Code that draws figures
# # # # #

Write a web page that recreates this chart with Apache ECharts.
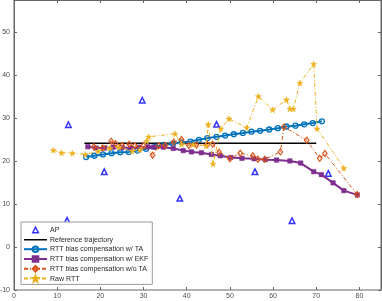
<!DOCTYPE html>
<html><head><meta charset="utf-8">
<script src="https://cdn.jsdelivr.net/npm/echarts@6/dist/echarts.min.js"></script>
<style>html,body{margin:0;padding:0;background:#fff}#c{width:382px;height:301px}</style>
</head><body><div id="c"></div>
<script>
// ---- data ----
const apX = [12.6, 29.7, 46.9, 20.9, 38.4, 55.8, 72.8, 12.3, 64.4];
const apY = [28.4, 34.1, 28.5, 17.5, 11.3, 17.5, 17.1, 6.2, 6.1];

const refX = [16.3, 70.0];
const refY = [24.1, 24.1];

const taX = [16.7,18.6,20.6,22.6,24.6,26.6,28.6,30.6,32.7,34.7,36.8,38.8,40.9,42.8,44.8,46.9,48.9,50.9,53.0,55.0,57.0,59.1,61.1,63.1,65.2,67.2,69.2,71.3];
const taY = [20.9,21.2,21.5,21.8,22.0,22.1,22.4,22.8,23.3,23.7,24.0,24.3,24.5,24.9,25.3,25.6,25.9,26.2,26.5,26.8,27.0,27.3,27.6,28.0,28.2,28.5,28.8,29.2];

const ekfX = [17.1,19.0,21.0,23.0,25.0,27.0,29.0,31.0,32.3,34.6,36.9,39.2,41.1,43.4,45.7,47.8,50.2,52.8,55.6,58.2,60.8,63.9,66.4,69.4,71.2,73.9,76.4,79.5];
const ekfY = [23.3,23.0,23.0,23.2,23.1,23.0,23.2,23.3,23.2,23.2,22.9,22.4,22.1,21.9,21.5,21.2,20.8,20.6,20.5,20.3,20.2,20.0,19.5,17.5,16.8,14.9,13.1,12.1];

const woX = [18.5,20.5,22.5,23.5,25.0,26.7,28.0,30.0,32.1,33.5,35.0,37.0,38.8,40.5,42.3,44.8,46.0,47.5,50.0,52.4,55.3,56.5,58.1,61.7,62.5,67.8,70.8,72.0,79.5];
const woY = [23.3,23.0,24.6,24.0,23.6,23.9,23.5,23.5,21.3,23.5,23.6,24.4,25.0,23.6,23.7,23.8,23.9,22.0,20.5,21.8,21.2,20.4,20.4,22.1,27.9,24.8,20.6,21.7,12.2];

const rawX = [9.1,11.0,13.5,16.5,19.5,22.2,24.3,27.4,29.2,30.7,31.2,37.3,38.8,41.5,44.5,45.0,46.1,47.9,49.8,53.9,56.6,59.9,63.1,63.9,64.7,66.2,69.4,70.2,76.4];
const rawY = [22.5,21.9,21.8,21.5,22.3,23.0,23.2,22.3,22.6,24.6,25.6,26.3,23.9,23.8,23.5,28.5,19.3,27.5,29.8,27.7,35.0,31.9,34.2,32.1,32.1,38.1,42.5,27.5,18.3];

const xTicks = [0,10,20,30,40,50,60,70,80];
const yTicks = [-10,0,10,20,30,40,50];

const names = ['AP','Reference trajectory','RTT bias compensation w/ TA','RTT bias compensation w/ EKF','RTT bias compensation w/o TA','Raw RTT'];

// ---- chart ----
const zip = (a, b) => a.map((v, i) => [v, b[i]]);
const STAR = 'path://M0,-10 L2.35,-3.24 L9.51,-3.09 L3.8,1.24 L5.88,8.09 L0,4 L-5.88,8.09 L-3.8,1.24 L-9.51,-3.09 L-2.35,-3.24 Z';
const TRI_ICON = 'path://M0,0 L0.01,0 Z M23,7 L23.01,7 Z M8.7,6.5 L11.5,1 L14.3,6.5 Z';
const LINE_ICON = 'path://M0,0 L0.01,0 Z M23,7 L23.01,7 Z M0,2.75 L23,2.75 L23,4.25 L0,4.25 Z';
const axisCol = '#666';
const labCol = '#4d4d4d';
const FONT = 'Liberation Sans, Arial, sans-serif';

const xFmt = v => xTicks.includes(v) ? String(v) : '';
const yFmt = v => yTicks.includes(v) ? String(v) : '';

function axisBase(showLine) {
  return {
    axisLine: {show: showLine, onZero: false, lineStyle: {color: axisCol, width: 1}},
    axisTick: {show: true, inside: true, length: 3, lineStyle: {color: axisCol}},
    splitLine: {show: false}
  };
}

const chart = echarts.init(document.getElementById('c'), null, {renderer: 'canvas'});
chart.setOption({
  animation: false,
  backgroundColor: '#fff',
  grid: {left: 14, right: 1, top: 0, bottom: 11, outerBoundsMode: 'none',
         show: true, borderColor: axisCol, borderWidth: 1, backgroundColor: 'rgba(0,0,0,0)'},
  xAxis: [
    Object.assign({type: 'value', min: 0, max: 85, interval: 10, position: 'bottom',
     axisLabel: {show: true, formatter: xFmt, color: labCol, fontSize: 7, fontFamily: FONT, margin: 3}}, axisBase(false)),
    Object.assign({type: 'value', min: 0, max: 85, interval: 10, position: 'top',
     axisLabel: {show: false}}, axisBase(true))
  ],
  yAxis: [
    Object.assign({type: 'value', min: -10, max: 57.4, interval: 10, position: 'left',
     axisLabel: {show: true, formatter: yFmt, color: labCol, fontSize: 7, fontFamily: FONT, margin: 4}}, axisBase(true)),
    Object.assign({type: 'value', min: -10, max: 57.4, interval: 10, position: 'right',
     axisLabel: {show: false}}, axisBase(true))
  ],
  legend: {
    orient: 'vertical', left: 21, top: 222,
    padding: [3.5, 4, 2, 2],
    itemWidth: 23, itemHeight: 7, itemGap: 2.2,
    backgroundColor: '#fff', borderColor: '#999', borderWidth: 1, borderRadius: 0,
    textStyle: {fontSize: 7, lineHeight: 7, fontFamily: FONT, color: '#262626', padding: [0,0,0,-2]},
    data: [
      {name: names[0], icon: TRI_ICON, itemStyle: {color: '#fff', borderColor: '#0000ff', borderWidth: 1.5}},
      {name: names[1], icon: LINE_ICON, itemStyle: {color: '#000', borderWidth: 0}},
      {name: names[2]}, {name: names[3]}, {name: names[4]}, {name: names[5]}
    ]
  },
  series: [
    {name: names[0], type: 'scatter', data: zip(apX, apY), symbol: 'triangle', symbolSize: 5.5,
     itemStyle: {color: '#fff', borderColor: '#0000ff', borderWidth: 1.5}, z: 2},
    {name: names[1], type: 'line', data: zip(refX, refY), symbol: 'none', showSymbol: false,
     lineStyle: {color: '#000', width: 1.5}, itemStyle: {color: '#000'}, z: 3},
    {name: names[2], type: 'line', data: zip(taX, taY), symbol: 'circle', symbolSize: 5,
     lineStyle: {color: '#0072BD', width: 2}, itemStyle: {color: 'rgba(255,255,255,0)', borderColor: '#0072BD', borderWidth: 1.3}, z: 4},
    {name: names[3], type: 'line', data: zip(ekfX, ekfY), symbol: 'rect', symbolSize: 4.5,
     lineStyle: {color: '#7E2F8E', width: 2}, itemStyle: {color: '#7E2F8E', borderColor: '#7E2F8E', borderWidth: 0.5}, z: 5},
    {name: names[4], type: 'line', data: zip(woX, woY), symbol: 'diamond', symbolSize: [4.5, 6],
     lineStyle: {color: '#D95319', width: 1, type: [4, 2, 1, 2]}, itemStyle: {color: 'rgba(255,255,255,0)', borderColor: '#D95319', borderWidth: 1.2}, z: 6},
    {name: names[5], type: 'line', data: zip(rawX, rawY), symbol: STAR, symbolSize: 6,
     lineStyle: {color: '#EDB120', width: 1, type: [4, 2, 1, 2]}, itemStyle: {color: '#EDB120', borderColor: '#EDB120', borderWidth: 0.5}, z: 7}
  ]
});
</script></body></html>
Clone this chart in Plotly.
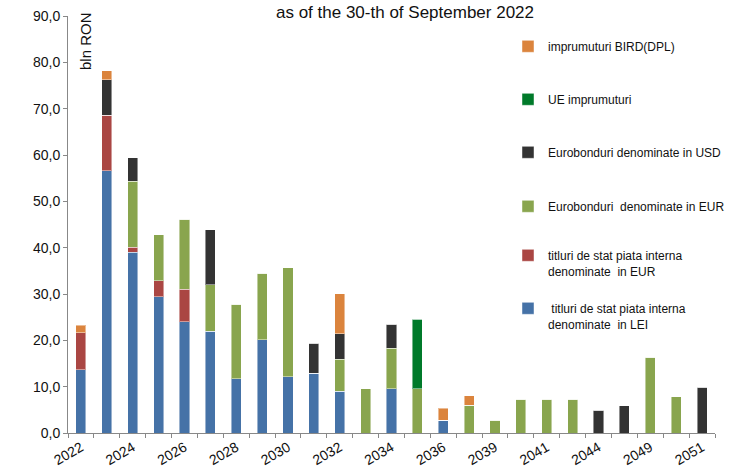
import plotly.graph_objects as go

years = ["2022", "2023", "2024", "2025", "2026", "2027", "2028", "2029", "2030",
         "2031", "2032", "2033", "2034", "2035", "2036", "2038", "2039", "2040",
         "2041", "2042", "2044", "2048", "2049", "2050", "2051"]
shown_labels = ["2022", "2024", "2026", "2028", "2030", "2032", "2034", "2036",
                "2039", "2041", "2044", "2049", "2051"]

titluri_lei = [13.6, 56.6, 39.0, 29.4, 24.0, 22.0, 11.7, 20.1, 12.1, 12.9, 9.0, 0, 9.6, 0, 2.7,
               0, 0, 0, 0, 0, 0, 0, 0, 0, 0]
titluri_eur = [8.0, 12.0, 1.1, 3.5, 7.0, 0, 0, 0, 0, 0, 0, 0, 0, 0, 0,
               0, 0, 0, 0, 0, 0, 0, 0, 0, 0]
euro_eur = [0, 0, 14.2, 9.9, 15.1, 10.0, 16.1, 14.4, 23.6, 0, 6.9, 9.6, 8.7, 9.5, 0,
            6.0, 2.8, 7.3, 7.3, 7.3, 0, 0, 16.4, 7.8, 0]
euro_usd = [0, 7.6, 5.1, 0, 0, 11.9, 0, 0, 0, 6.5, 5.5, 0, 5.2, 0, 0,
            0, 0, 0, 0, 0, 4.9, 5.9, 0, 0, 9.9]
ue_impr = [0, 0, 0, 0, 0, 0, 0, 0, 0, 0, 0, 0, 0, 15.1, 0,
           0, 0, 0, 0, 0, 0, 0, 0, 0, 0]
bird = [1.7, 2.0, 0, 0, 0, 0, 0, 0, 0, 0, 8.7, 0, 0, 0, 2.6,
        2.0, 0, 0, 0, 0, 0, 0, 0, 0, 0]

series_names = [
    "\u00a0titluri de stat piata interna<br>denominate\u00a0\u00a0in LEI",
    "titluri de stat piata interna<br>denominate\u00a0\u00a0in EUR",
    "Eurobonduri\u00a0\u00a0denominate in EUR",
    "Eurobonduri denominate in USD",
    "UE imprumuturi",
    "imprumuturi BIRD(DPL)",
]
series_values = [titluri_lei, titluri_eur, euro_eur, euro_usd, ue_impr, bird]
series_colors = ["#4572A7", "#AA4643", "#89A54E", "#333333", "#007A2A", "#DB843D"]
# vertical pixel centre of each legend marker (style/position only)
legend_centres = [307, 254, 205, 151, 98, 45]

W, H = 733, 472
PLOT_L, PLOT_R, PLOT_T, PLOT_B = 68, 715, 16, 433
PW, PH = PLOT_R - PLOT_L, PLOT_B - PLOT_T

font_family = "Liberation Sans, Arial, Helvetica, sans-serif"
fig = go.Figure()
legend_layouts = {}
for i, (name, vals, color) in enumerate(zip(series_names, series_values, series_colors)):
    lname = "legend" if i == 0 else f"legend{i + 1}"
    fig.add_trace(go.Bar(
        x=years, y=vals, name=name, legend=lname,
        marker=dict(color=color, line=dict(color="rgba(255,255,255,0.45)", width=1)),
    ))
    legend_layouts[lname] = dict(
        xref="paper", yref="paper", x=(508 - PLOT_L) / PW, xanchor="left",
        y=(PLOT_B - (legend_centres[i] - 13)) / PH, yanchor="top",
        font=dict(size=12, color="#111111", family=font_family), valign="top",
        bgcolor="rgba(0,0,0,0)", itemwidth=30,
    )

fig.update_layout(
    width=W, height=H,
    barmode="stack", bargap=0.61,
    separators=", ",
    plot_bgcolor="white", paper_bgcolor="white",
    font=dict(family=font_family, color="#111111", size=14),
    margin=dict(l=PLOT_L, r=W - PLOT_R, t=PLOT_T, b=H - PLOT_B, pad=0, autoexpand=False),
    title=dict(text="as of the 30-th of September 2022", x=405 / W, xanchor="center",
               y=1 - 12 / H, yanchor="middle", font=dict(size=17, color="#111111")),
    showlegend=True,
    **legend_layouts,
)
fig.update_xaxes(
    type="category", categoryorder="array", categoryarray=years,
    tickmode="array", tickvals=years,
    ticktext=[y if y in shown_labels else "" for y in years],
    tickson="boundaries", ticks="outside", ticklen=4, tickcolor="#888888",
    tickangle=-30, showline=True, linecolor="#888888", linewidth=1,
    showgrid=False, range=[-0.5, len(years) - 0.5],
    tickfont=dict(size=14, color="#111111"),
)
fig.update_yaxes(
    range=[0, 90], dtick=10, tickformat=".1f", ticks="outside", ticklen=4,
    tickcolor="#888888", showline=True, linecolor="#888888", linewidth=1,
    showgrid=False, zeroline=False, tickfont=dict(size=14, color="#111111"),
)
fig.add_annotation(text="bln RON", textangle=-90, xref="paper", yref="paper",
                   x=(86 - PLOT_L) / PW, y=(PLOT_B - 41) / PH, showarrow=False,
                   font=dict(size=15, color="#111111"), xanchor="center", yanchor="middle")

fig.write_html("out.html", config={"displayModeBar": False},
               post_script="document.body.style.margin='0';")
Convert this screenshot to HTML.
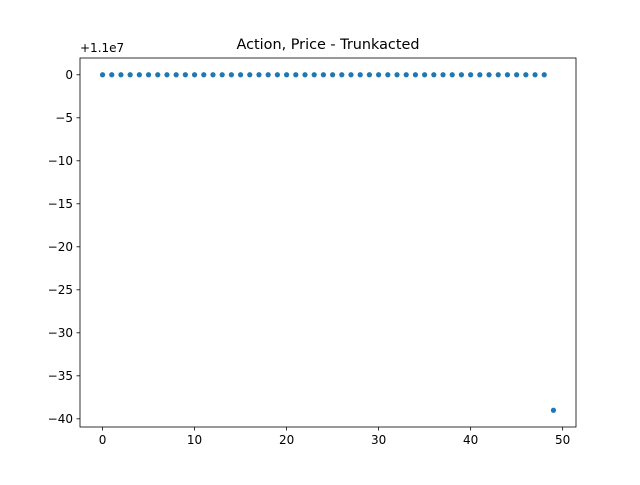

# # # # #

Task description: Within the entries above, give again exactly the lines starting at the one that contains "Clone this chart in Plotly." and ending at the one that contains "legend_centres = [307, 254, 205, 151, 98, 45]", leaving out the pictures.

Answer below:
Clone this chart in Plotly.
import plotly.graph_objects as go

years = ["2022", "2023", "2024", "2025", "2026", "2027", "2028", "2029", "2030",
         "2031", "2032", "2033", "2034", "2035", "2036", "2038", "2039", "2040",
         "2041", "2042", "2044", "2048", "2049", "2050", "2051"]
shown_labels = ["2022", "2024", "2026", "2028", "2030", "2032", "2034", "2036",
                "2039", "2041", "2044", "2049", "2051"]

titluri_lei = [13.6, 56.6, 39.0, 29.4, 24.0, 22.0, 11.7, 20.1, 12.1, 12.9, 9.0, 0, 9.6, 0, 2.7,
               0, 0, 0, 0, 0, 0, 0, 0, 0, 0]
titluri_eur = [8.0, 12.0, 1.1, 3.5, 7.0, 0, 0, 0, 0, 0, 0, 0, 0, 0, 0,
               0, 0, 0, 0, 0, 0, 0, 0, 0, 0]
euro_eur = [0, 0, 14.2, 9.9, 15.1, 10.0, 16.1, 14.4, 23.6, 0, 6.9, 9.6, 8.7, 9.5, 0,
            6.0, 2.8, 7.3, 7.3, 7.3, 0, 0, 16.4, 7.8, 0]
euro_usd = [0, 7.6, 5.1, 0, 0, 11.9, 0, 0, 0, 6.5, 5.5, 0, 5.2, 0, 0,
            0, 0, 0, 0, 0, 4.9, 5.9, 0, 0, 9.9]
ue_impr = [0, 0, 0, 0, 0, 0, 0, 0, 0, 0, 0, 0, 0, 15.1, 0,
           0, 0, 0, 0, 0, 0, 0, 0, 0, 0]
bird = [1.7, 2.0, 0, 0, 0, 0, 0, 0, 0, 0, 8.7, 0, 0, 0, 2.6,
        2.0, 0, 0, 0, 0, 0, 0, 0, 0, 0]

series_names = [
    "\u00a0titluri de stat piata interna<br>denominate\u00a0\u00a0in LEI",
    "titluri de stat piata interna<br>denominate\u00a0\u00a0in EUR",
    "Eurobonduri\u00a0\u00a0denominate in EUR",
    "Eurobonduri denominate in USD",
    "UE imprumuturi",
    "imprumuturi BIRD(DPL)",
]
series_values = [titluri_lei, titluri_eur, euro_eur, euro_usd, ue_impr, bird]
series_colors = ["#4572A7", "#AA4643", "#89A54E", "#333333", "#007A2A", "#DB843D"]
# vertical pixel centre of each legend marker (style/position only)
legend_centres = [307, 254, 205, 151, 98, 45]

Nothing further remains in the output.